Dengan demikian sah-sah saja pemimpin menggunakan identitas Islam dalam memenangkan panggung politik. Mengatasnamakan Islam dalam kampanye-kampanye tentu bukan suatu masalah, sebab Islam juga menjunjung tinggi politik. Namun, hal ini akan bermasalah tatkala para pendukung pemimpin tertentu terlalu fanatik pada identitasnya. Sehingga membuat mereka tidak segan-segan melakukan pembunuhan karakter sekaligus melegalkan cacian berbau SARA, seperti pada aksi 212. Baik pada lawan politik maupun kepada pendukungnya.
Pada akhirnya kita akan menggunakan politik kebangsaan—sebagaimana tercermin dari sosok Gus Dur—sebagai penetralisir politik identitas. Politik kebangsaan akan tetap melegalkan politik identitas tanpa ada kemunculan isu-isu SARA di belakangnya. Apalagi hanya karena perbedaan calon politikus yang diusung lantas memutuskan ikatan kemanusiaan seperti pertemanan, bahkan ikatan perkawinan.
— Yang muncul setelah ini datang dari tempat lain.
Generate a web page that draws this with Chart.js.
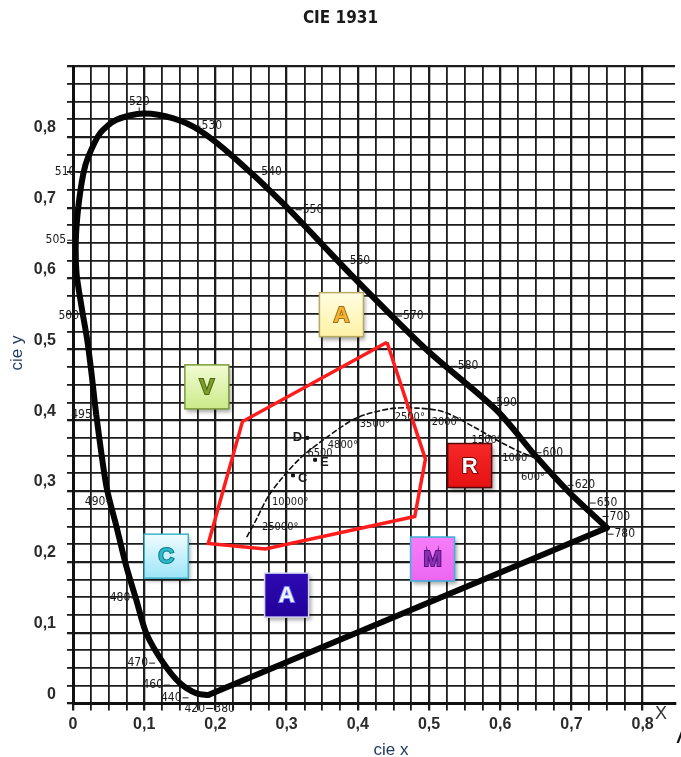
<!DOCTYPE html>
<html lang="en">
<head>
<meta charset="UTF-8" />
<title>CIE 1931</title>
<script src="https://cdn.jsdelivr.net/npm/chart.js"></script>
<style>
  * { margin: 0; padding: 0; box-sizing: border-box; }
  body { background: #fff; width: 681px; height: 757px; overflow: hidden; }
  canvas { display: block; }
</style>
</head>
<body>
<canvas id="cie" width="681" height="757"></canvas>
<script>
// spectral locus, from the 380 nm corner round to 780 nm
const locusX = [0.190, 0.174, 0.150, 0.127, 0.103, 0.089, 0.075, 0.061, 0.047, 0.033, 0.026, 0.020, 0.012, 0.005, 0.004, 0.0075, 0.0145, 0.0215, 0.038, 0.061, 0.099, 0.141, 0.178, 0.225, 0.295, 0.389, 0.497, 0.595, 0.651, 0.698, 0.750];
const locusY = [0.012, 0.014, 0.029, 0.057, 0.099, 0.146, 0.193, 0.250, 0.306, 0.405, 0.466, 0.513, 0.560, 0.607, 0.654, 0.701, 0.748, 0.772, 0.805, 0.824, 0.833, 0.826, 0.809, 0.772, 0.706, 0.607, 0.499, 0.414, 0.348, 0.297, 0.248];
// line of purples
const purpleX = [0.190, 0.750];
const purpleY = [0.012, 0.248];

// wavelength marks (nm)
const waveNames = ['520', '530', '540', '550', '560', '570', '580', '590', '600', '620', '650', '700', '780',
                   '510', '505', '500', '495', '490', '480', '470', '460', '440', '420', '380'];
const waveX = [0.093, 0.195, 0.279, 0.337, 0.403, 0.478, 0.555, 0.609, 0.674, 0.719, 0.750, 0.768, 0.775,
               -0.011, -0.024, -0.006, 0.012, 0.031, 0.066, 0.091, 0.112, 0.138, 0.171, 0.213];
const waveY = [0.850, 0.815, 0.751, 0.697, 0.625, 0.547, 0.476, 0.424, 0.354, 0.308, 0.283, 0.264, 0.239,
               0.750, 0.654, 0.547, 0.408, 0.285, 0.149, 0.057, 0.026, 0.008, -0.007, -0.007];

// planckian locus
const planckX = [0.244, 0.256, 0.274, 0.295, 0.321, 0.354, 0.398, 0.445, 0.483, 0.520, 0.562, 0.595, 0.628, 0.651];
const planckY = [0.235, 0.257, 0.292, 0.320, 0.348, 0.374, 0.403, 0.416, 0.417, 0.412, 0.391, 0.372, 0.355, 0.346];
const tempNames = ['25000°', '10000°', '6500', '4800°', '3500°', '2500°', '2000°', '1500°', '1000°', '600°'];
const tempX = [0.291, 0.305, 0.347, 0.379, 0.424, 0.473, 0.525, 0.581, 0.624, 0.646];
const tempY = [0.249, 0.284, 0.354, 0.365, 0.394, 0.404, 0.397, 0.372, 0.346, 0.320];

// illuminants
const illumNames = ['D', 'E', 'C'];
const illumX = [0.329, 0.340, 0.309];
const illumY = [0.375, 0.344, 0.322];

// red gamut outline
const gamutX = [0.441, 0.495, 0.480, 0.270, 0.190, 0.238];
const gamutY = [0.510, 0.345, 0.264, 0.218, 0.226, 0.398];

// colour name boxes
const boxNames = ['A', 'V', 'C', 'A', 'M', 'R'];
const boxX = [0.377, 0.188, 0.131, 0.300, 0.505, 0.557];
const boxY = [0.549, 0.447, 0.208, 0.153, 0.204, 0.336];

const boxLook = [
  { top: '#fffde2', bottom: '#fff2a6', edge: '#b9aa62', letter: '#f2b233', outline: '#a8701a' },
  { top: '#f2fcd4', bottom: '#cbea8a', edge: '#7d9b3c', letter: '#7f9d2c', outline: '#4c6812' },
  { top: '#effcff', bottom: '#9de5f7', edge: '#3db3cb', letter: '#2cb9cd', outline: '#11788a' },
  { top: '#2d0ab2', bottom: '#23009a', edge: '#d4d4f2', letter: '#eef3ff', outline: '#6f78ff' },
  { top: '#f57ef9', bottom: '#ec66f1', edge: '#3ab4d8', letter: '#8b32b2', outline: '#58107e' },
  { top: '#f52828', bottom: '#e61212', edge: '#560808', letter: '#ffffff', outline: '#7a0000' }
];

const NARROW = '"Liberation Sans Narrow", "DejaVu Sans Condensed", "Liberation Sans", sans-serif';
const SANS = '"Liberation Sans", Arial, sans-serif';

const pts = (xs, ys) => xs.map((v, i) => ({ x: v, y: ys[i] }));
const isTenth = v => Math.abs(v * 10 - Math.round(v * 10)) < 1e-6;
const onGrid = s => { s.ticks = s.ticks.filter(t => Math.abs(t.value / 0.025 - Math.round(t.value / 0.025)) < 1e-6); };
const tenthLabel = v => {
  if (!isTenth(v) || v > 0.85) return '';
  const r = Math.round(v * 10);
  return r === 0 ? '0' : '0,' + r;
};
const gridWidth = c => (c.tick && isTenth(c.tick.value) ? 2.3 : 1.8);

const gamut = pts(gamutX, gamutY);
gamut.push(gamut[0]);

const annotate = {
  id: 'annotate',
  afterDatasetsDraw(chart) {
    const { ctx } = chart;
    const px = v => chart.scales.x.getPixelForValue(v);
    const py = v => chart.scales.y.getPixelForValue(v);
    ctx.save();
    ctx.fillStyle = '#1a1a1a';
    ctx.strokeStyle = '#1a1a1a';
    ctx.lineWidth = 1;
    ctx.textBaseline = 'middle';
    ctx.textAlign = 'center';

    // wavelength labels with small dashes toward the locus
    ctx.font = '12px ' + NARROW;
    waveNames.forEach((name, i) => {
      const x = px(waveX[i]), y = py(waveY[i]);
      const w = ctx.measureText(name).width;
      const nm = +name;
      ctx.fillText(name, x, y);
      ctx.beginPath();
      if (nm === 520) { ctx.moveTo(x, y + 6); ctx.lineTo(x, y + 11); }
      else if (nm < 520 && nm > 380) { ctx.moveTo(x + w / 2 + 1, y); ctx.lineTo(x + w / 2 + 7, y); }
      else { ctx.moveTo(x - w / 2 - 1, y); ctx.lineTo(x - w / 2 - 7, y); }
      ctx.stroke();
    });

    // colour temperatures
    ctx.font = '11px ' + NARROW;
    tempNames.forEach((name, i) => ctx.fillText(name, px(tempX[i]), py(tempY[i])));

    // illuminant letters
    ctx.font = 'bold 13px ' + SANS;
    illumNames.forEach((name, i) => {
      const left = i === 0;
      ctx.textAlign = left ? 'right' : 'left';
      ctx.fillText(name, px(illumX[i]) + (left ? -5 : 5), py(illumY[i]) + (left ? 0 : 3));
    });

    // colour boxes
    boxNames.forEach((name, i) => {
      const look = boxLook[i];
      const cx = px(boxX[i]), cy = py(boxY[i]);
      const s = 44, x0 = cx - s / 2, y0 = cy - s / 2;
      ctx.save();
      ctx.shadowColor = 'rgba(0,0,0,0.35)';
      ctx.shadowBlur = 4;
      ctx.shadowOffsetX = 2;
      ctx.shadowOffsetY = 3;
      const g = ctx.createLinearGradient(0, y0, 0, y0 + s);
      g.addColorStop(0, look.top);
      g.addColorStop(1, look.bottom);
      ctx.fillStyle = g;
      ctx.fillRect(x0, y0, s, s);
      ctx.restore();
      ctx.strokeStyle = look.edge;
      ctx.lineWidth = 1.5;
      ctx.strokeRect(x0, y0, s, s);
      ctx.font = 'bold 22px ' + SANS;
      ctx.textAlign = 'center';
      ctx.lineWidth = 2;
      ctx.strokeStyle = look.outline;
      ctx.strokeText(name, cx, cy + 1);
      ctx.fillStyle = look.letter;
      ctx.fillText(name, cx, cy + 1);
    });
    ctx.restore();
  },
  afterDraw(chart) {
    const { ctx } = chart;
    ctx.save();
    ctx.textBaseline = 'middle';
    ctx.textAlign = 'center';
    ctx.fillStyle = '#213b5e';
    ctx.font = '17px ' + SANS;
    ctx.fillText('cie x', 391, 750);
    ctx.save();
    ctx.translate(17, 353);
    ctx.rotate(-Math.PI / 2);
    ctx.fillText('cie y', 0, 0);
    ctx.restore();
    ctx.fillStyle = '#333';
    ctx.font = '18px ' + SANS;
    ctx.fillText('X', 661, 714);
    ctx.fillStyle = '#111';
    ctx.font = 'italic bold 20px ' + SANS;
    ctx.fillText('/', 680, 737);
    ctx.restore();
  }
};

new Chart(document.getElementById('cie'), {
  type: 'scatter',
  data: {
    datasets: [
      { data: gamut, showLine: true, borderColor: '#ff1c1c', borderWidth: 3.5, pointRadius: 0, tension: 0 },
      { data: pts(illumX, illumY), borderColor: '#111', backgroundColor: '#111', pointStyle: 'rect', pointRadius: 2 },
      { data: pts(planckX, planckY), showLine: true, borderColor: '#111', borderWidth: 1.6, borderDash: [6, 2], pointRadius: 0, tension: 0.3 },
      { data: pts(purpleX, purpleY), showLine: true, borderColor: '#050505', borderWidth: 6, pointRadius: 0, tension: 0 },
      { data: pts(locusX, locusY), showLine: true, borderColor: '#050505', borderWidth: 6, pointRadius: 0, tension: 0.28, borderCapStyle: 'round', borderJoinStyle: 'round' }
    ]
  },
  options: {
    responsive: false,
    animation: false,
    layout: { padding: { left: 6, right: 6, top: 0, bottom: 0 } },
    plugins: {
      legend: { display: false },
      tooltip: { enabled: false },
      title: {
        display: true,
        text: 'CIE 1931',
        color: '#1a1a1a',
        font: { family: NARROW, size: 17, weight: 'bold' },
        padding: { top: 8, bottom: 37.6 }
      }
    },
    scales: {
      x: {
        type: 'linear',
        min: 0,
        max: 0.8455,
        afterBuildTicks: onGrid,
        afterFit: s => { s.height = 53.5; },
        ticks: { stepSize: 0.025, autoSkip: false, maxRotation: 0, padding: 4, color: '#2a2a2a',
                 font: { family: SANS, size: 16, weight: 'bold' }, callback: tenthLabel },
        grid: { color: '#1c1c1c', lineWidth: gridWidth, tickLength: 7 },
        border: { color: '#111', width: 3 }
      },
      y: {
        type: 'linear',
        min: 0,
        max: 0.9,
        afterBuildTicks: onGrid,
        afterFit: s => { s.width = 67; },
        ticks: { stepSize: 0.025, autoSkip: false, padding: 11, labelOffset: -9, color: '#2a2a2a',
                 font: { family: SANS, size: 16, weight: 'bold' }, callback: tenthLabel },
        grid: { color: '#1c1c1c', lineWidth: gridWidth, tickLength: 6 },
        border: { color: '#111', width: 3 }
      }
    }
  },
  plugins: [annotate]
});
</script>
</body>
</html>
Sungguh sangat disayangkan.
Pemimpin—sebagaimana menurut Dâr al-Iftâ’ al-Mishriyyah—dipilih berdasarkan kapabilitasnya, bukan identitasnya. Karena yang menjadi tolok ukur pemimpin adalah kapasitasnya, maka identitas politik bukanlah syarat utama. Ketangkasan, latar belakang bersih dari korupsi, kecakapan, dan seberapa besar kontribusinya bagi bangsa tentu lebih diutamakan. Semua sifat itu tidak dibatasi RAS, suku, kelamin, maupun agama. Setiap orang memungkinkan untuk memilikinya. Maka, batas-batas SARA, identitas, dan latar belakang apapun tidak akan menjadi syarat mutlak untuk memenuhi klasifikasi seorang pemimpin yang ideal.